>>>>

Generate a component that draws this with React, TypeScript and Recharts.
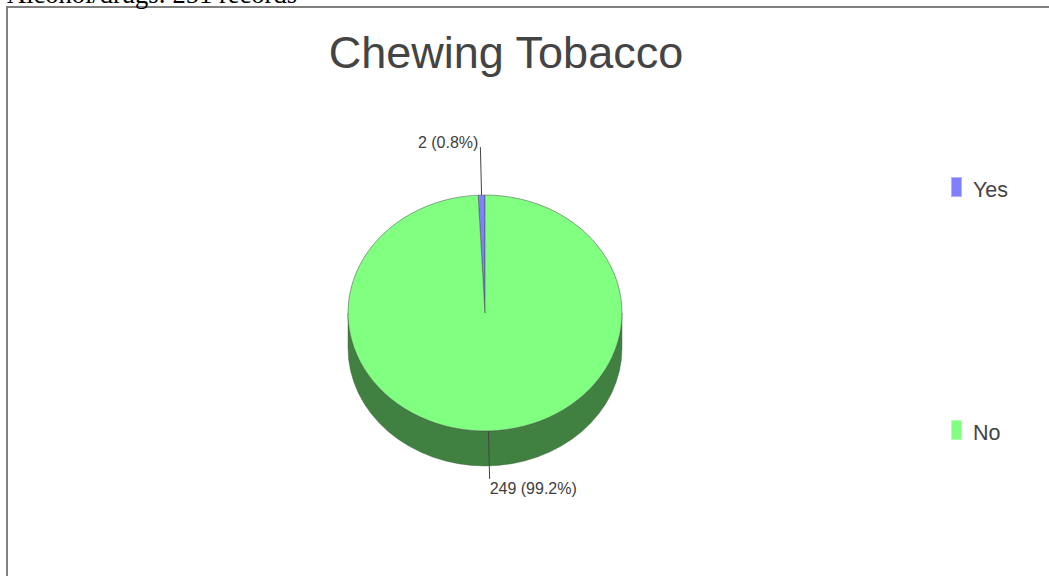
import React from 'react';
import { PieChart, Pie, Legend } from 'recharts';

const HEADER = 'Alcohol/drugs: 251 records';
const TITLE = 'Chewing Tobacco';
const categories = ['Yes', 'No'];
const counts = [2, 249];
const topColors = ['#8080ff', '#80ff80'];
const sideColors = ['#404080', '#408040'];

const data = categories.map((name, i) => ({ name, value: counts[i] }));

const Y_SCALE = 118 / 137;
const DEPTH = 35;
const LEAD = 48;

function slice3D(props: any) {
  const { cx, cy, outerRadius, startAngle, endAngle, midAngle, index, value, percent } = props;
  const rx = outerRadius;
  const ry = outerRadius * Y_SCALE;
  const p = (a: number, dy = 0, ex = 0) => {
    const r = (a * Math.PI) / 180;
    return [cx + (rx + ex) * Math.cos(r), cy - (ry + ex) * Math.sin(r) + dy];
  };
  const s = Math.min(startAngle, endAngle);
  const e = Math.max(startAngle, endAngle);
  const sides: React.ReactNode[] = [];
  [[180, 360], [540, 720]].forEach(([lo, hi], k) => {
    const a = Math.max(s, lo);
    const b = Math.min(e, hi);
    if (b > a) {
      const [x1, y1] = p(a);
      const [x2, y2] = p(b);
      const large = b - a > 180 ? 1 : 0;
      const d = `M${x1},${y1} A${rx},${ry} 0 ${large} 0 ${x2},${y2} L${x2},${y2 + DEPTH} A${rx},${ry} 0 ${large} 1 ${x1},${y1 + DEPTH} Z`;
      sides.push(<path key={'s' + k} d={d} fill={sideColors[index]} stroke="#3a5a3a" strokeWidth={0.4} />);
    }
  });
  const [sx, sy] = p(s);
  const [ex, ey] = p(e);
  const large = e - s > 180 ? 1 : 0;
  const top = `M${cx},${cy} L${sx},${sy} A${rx},${ry} 0 ${large} 0 ${ex},${ey} Z`;
  const [lx1, ly1] = p(midAngle);
  const [lx2, ly2] = p(midAngle, 0, LEAD);
  const upper = Math.sin((midAngle * Math.PI) / 180) > 0;
  const right = Math.cos((midAngle * Math.PI) / 180) >= 0;
  const txt = `${value} (${(percent * 100).toFixed(1)}%)`;
  return (
    <g>
      {sides}
      <path d={top} fill={topColors[index]} stroke="#4a4a4a" strokeWidth={0.5} />
      <line x1={lx1} y1={ly1} x2={lx2} y2={ly2} stroke="#444" strokeWidth={1} />
      <text
        x={right ? lx2 : lx2 - 2}
        y={upper ? ly2 + 1 : ly2 + 15.5}
        textAnchor={right ? 'start' : 'end'}
        fill="#404040"
        fontSize={16}
        fontFamily="'Liberation Sans', Arial, sans-serif"
      >
        {txt}
      </text>
    </g>
  );
}

const legendOffsets = [0, 243];

function LegendContent() {
  return (
    <div style={{ position: 'relative', width: 100, height: 300 }}>
      {categories.map((c, i) => (
        <div key={c} style={{ position: 'absolute', left: 0, top: legendOffsets[i], width: 100, height: 24 }}>
          <div style={{ position: 'absolute', left: 6, top: 7, width: 11, height: 20, background: topColors[i], boxSizing: 'border-box', border: '1px solid rgba(255,255,255,0.4)' }} />
          <div style={{ position: 'absolute', left: 28, top: 7.5, fontSize: 21.5, lineHeight: '24px', color: '#444', fontFamily: "'Liberation Sans', Arial, sans-serif", whiteSpace: 'nowrap' }}>{c}</div>
        </div>
      ))}
    </div>
  );
}

export default function App() {
  return (
    <div style={{ position: 'fixed', left: 0, top: 0, width: 1049, height: 576, overflow: 'hidden', background: '#fff' }}>
      <div style={{ position: 'absolute', left: 0, top: 0, width: 1049, height: 576 }}>
        <div style={{ position: 'absolute', left: 0, top: 28.2, width: 1012, textAlign: 'center', fontSize: 45, lineHeight: '50px', color: '#444', fontFamily: "'Liberation Sans', Arial, sans-serif" }}>
          {TITLE}
        </div>
        <PieChart width={1049} height={576} margin={{ top: 0, right: 0, bottom: 0, left: 0 }}>
          <Pie
            data={data}
            dataKey="value"
            nameKey="name"
            cx={485}
            cy={313}
            outerRadius={137}
            startAngle={90}
            endAngle={450}
            fill="transparent"
            stroke="none"
            labelLine={false}
            label={slice3D}
            isAnimationActive={false}
          />
          <Legend
            layout="vertical"
            align="right"
            verticalAlign="top"
            content={() => <LegendContent />}
            wrapperStyle={{ position: 'absolute', left: 945, top: 170, width: 100, height: 300 }}
          />
        </PieChart>
      </div>
      <div style={{ position: 'absolute', zIndex: 5, left: 6, top: 6, width: 1043, height: 570, boxSizing: 'border-box', borderLeft: '2px solid #808080', borderTop: '2px solid #808080', pointerEvents: 'none' }} />
      <div style={{ position: 'absolute', zIndex: 5, left: 7, top: -21.5, fontFamily: "'Liberation Serif', 'Times New Roman', serif", fontSize: 26.5, lineHeight: '30px', color: '#000', whiteSpace: 'nowrap' }}>
        {HEADER}
      </div>
    </div>
  );
}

<<<<

REQUEST: Every line from the top of the material above through the line with "const LEAD = 48;" should be duplicated exactly, please; leave out the pictures.

EXERCISE RESPONSE:
Generate a component that draws this with React, TypeScript and Recharts.
import React from 'react';
import { PieChart, Pie, Legend } from 'recharts';

const HEADER = 'Alcohol/drugs: 251 records';
const TITLE = 'Chewing Tobacco';
const categories = ['Yes', 'No'];
const counts = [2, 249];
const topColors = ['#8080ff', '#80ff80'];
const sideColors = ['#404080', '#408040'];

const data = categories.map((name, i) => ({ name, value: counts[i] }));

const Y_SCALE = 118 / 137;
const DEPTH = 35;
const LEAD = 48;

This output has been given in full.